> [Exercise details]:
Search the listing for "with" and copy every line where it appears.

> [Supplied material]:
• • •

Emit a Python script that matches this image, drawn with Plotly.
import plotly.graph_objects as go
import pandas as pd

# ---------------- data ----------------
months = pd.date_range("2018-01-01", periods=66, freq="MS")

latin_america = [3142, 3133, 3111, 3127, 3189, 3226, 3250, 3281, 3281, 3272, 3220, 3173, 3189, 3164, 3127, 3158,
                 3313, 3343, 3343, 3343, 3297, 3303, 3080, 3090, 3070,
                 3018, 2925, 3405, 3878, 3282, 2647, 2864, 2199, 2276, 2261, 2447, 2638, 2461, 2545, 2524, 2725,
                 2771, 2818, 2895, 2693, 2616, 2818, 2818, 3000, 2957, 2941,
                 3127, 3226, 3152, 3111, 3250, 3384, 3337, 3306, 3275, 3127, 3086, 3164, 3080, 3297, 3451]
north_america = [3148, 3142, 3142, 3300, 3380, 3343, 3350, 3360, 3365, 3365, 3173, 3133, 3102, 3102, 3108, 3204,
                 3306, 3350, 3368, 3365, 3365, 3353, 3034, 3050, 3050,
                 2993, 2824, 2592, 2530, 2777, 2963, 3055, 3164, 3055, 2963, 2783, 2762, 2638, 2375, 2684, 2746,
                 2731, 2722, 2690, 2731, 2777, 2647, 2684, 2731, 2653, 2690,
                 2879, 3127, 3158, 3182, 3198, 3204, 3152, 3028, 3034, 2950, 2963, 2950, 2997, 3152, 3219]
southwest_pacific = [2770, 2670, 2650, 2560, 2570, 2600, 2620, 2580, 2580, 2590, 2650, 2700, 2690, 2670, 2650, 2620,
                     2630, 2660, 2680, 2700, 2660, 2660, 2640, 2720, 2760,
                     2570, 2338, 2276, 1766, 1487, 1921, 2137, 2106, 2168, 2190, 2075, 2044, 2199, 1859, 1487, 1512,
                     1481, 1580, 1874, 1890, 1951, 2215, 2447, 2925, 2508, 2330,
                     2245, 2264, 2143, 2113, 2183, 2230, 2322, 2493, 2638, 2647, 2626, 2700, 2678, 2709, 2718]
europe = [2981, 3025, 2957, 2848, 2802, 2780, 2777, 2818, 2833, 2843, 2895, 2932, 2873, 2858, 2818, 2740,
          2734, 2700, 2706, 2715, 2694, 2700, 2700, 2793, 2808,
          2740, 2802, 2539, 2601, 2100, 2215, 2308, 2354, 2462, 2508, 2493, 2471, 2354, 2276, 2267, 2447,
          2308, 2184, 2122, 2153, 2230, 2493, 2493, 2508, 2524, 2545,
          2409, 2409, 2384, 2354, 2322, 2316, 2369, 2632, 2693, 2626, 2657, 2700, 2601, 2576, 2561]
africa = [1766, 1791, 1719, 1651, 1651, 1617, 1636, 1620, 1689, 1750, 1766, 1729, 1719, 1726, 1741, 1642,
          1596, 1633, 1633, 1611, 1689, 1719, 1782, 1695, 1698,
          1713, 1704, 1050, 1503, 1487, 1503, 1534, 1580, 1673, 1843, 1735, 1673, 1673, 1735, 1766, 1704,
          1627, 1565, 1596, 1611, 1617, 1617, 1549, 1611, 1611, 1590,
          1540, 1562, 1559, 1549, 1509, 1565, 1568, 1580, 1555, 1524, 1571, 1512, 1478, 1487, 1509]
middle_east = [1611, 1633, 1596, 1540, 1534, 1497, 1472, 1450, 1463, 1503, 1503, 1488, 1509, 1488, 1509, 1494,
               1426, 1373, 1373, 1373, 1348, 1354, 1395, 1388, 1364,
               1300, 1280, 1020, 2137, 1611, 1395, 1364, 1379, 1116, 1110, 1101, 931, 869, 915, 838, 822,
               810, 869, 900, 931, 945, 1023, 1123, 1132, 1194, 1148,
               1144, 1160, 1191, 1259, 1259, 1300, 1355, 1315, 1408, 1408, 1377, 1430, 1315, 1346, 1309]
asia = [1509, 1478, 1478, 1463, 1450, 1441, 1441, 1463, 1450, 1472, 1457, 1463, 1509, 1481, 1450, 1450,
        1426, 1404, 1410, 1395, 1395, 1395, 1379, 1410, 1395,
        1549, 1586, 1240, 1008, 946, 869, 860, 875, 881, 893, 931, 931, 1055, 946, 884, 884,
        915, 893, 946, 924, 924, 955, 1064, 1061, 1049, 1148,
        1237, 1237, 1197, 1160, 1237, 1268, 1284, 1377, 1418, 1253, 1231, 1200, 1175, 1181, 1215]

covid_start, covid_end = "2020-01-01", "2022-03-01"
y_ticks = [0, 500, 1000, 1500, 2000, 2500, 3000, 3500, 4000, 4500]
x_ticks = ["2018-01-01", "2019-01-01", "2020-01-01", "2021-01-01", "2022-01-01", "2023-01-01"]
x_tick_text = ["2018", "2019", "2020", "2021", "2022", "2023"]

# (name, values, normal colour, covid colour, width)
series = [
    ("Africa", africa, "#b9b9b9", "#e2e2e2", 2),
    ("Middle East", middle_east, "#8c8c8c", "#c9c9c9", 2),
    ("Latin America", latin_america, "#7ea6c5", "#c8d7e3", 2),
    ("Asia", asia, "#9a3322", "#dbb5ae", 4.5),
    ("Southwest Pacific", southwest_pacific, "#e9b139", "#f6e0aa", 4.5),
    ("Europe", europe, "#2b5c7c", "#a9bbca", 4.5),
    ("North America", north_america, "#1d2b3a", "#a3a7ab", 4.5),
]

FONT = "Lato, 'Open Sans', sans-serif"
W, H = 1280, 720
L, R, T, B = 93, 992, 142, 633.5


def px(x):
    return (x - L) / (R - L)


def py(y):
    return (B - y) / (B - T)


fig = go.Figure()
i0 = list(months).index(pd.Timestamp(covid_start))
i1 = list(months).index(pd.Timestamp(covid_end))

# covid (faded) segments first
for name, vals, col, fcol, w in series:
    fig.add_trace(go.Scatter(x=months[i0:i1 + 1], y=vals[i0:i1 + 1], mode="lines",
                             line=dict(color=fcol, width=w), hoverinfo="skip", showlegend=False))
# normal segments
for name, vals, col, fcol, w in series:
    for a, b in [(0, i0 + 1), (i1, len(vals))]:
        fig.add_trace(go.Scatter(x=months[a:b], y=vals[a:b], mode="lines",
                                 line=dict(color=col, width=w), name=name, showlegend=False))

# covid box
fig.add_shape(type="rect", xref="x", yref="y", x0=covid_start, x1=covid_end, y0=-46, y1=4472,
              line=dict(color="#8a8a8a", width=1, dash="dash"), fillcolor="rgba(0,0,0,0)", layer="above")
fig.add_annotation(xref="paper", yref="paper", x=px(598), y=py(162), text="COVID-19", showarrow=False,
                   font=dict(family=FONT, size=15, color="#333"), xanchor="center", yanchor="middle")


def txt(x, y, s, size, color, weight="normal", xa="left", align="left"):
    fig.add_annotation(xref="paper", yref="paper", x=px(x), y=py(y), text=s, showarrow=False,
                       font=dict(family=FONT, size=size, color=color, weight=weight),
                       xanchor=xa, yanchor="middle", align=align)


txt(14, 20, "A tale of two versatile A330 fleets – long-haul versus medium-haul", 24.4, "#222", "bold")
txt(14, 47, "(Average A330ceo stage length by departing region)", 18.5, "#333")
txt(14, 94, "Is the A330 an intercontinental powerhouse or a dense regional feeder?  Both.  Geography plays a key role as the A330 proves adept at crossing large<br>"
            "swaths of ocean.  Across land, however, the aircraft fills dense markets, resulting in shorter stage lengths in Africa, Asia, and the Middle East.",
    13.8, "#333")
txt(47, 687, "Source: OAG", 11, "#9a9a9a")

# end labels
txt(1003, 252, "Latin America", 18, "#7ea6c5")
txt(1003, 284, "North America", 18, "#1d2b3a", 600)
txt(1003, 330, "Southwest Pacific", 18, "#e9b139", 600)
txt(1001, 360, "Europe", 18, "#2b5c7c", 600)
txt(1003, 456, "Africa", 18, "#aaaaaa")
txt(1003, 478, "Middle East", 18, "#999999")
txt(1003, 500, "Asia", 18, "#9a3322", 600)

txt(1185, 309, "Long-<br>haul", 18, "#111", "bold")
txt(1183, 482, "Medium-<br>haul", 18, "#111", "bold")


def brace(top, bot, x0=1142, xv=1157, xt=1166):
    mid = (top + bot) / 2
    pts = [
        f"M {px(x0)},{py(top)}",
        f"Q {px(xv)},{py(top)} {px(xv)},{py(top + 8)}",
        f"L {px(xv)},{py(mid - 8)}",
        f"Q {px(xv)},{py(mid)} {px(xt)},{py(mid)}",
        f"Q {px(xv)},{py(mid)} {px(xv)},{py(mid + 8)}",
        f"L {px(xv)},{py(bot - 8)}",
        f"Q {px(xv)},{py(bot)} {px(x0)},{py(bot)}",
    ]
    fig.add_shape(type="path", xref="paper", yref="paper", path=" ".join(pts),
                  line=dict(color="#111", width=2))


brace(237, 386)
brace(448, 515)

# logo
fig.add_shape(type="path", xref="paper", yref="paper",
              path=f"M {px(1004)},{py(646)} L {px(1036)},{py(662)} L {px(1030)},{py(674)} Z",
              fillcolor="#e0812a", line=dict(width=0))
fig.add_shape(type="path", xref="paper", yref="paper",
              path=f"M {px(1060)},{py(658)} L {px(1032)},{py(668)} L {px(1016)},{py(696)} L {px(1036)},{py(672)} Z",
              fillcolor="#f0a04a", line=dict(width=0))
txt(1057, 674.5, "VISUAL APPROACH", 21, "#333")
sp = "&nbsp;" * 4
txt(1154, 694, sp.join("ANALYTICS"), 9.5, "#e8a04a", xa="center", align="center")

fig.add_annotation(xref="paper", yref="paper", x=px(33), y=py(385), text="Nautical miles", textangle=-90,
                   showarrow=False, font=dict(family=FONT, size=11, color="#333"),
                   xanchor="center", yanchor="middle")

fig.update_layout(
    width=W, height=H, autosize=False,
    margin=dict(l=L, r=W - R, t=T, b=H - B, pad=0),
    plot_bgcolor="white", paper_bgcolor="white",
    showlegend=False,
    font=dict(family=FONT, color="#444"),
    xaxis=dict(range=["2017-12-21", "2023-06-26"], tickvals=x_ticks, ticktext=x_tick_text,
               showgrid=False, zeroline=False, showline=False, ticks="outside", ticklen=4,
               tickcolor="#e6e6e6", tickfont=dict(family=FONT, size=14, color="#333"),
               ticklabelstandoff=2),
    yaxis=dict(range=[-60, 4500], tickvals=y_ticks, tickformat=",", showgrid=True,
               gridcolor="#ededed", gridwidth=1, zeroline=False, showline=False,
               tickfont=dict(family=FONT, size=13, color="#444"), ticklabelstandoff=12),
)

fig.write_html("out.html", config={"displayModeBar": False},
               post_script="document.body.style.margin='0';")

• • •

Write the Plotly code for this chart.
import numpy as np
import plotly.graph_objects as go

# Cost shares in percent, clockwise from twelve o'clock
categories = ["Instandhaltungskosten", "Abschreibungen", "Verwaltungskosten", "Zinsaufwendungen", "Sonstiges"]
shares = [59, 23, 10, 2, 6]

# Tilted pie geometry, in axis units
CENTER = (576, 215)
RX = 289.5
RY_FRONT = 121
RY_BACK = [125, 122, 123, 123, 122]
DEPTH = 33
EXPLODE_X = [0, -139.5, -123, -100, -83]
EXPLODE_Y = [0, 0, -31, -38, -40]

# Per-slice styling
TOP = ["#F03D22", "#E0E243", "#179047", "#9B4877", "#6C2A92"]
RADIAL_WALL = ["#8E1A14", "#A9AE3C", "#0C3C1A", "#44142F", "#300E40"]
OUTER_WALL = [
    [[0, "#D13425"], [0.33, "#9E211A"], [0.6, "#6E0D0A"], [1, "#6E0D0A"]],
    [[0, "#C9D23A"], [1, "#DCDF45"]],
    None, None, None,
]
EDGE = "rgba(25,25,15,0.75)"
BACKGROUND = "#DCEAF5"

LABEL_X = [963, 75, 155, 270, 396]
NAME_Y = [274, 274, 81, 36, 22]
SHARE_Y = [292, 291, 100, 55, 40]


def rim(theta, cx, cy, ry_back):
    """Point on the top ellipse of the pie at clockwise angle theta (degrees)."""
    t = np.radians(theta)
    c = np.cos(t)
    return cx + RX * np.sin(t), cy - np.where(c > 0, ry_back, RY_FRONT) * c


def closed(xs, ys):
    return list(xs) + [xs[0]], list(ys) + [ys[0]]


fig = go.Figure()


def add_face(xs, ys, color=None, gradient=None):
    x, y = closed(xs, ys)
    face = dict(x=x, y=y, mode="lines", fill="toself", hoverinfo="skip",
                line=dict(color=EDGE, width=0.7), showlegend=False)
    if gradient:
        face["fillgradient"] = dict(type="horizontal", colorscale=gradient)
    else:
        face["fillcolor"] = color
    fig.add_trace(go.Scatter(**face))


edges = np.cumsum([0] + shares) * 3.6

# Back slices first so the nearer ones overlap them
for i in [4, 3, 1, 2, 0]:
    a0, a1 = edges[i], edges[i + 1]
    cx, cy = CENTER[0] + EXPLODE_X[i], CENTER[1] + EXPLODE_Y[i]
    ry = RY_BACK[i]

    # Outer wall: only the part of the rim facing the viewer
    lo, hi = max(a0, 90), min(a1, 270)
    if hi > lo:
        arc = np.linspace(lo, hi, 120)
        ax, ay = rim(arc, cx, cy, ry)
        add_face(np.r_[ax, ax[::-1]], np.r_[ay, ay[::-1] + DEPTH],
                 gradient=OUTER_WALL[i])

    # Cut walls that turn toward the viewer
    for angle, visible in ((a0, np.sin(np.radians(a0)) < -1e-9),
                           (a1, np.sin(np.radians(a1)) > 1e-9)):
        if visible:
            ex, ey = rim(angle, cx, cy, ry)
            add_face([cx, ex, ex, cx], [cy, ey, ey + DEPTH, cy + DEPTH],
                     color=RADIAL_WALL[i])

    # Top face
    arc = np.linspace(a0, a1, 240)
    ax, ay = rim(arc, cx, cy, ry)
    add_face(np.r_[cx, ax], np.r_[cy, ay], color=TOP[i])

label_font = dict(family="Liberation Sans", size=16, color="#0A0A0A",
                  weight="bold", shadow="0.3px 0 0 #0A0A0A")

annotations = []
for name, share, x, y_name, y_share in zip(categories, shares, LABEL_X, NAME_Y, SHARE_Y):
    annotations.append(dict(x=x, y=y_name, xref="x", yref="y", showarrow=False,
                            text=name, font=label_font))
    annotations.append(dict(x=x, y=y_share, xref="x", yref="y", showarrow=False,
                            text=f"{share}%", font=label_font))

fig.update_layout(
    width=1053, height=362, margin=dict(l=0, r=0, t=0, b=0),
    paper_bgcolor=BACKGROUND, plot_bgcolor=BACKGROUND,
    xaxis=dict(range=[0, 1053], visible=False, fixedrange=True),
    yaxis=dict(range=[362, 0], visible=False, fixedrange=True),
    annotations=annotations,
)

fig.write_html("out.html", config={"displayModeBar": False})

• • •

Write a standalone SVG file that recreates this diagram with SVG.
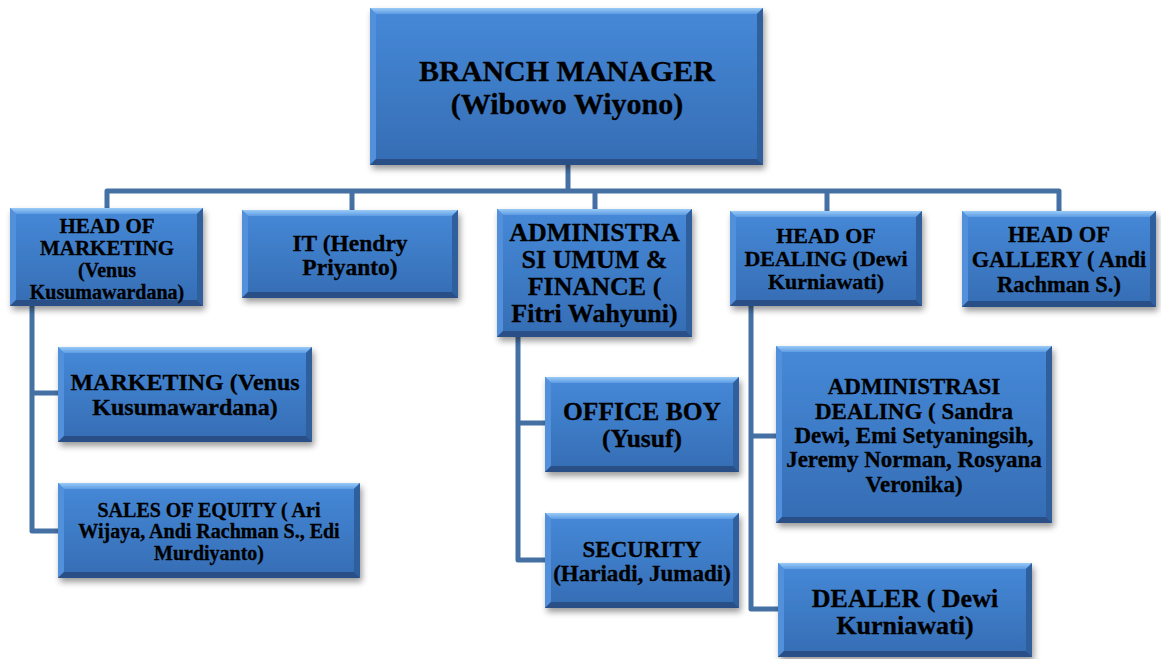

• • •

> [Solution]:
Emit a Python script that matches this image, drawn with Plotly.
Write a standalone SVG file that recreates this diagram with SVG.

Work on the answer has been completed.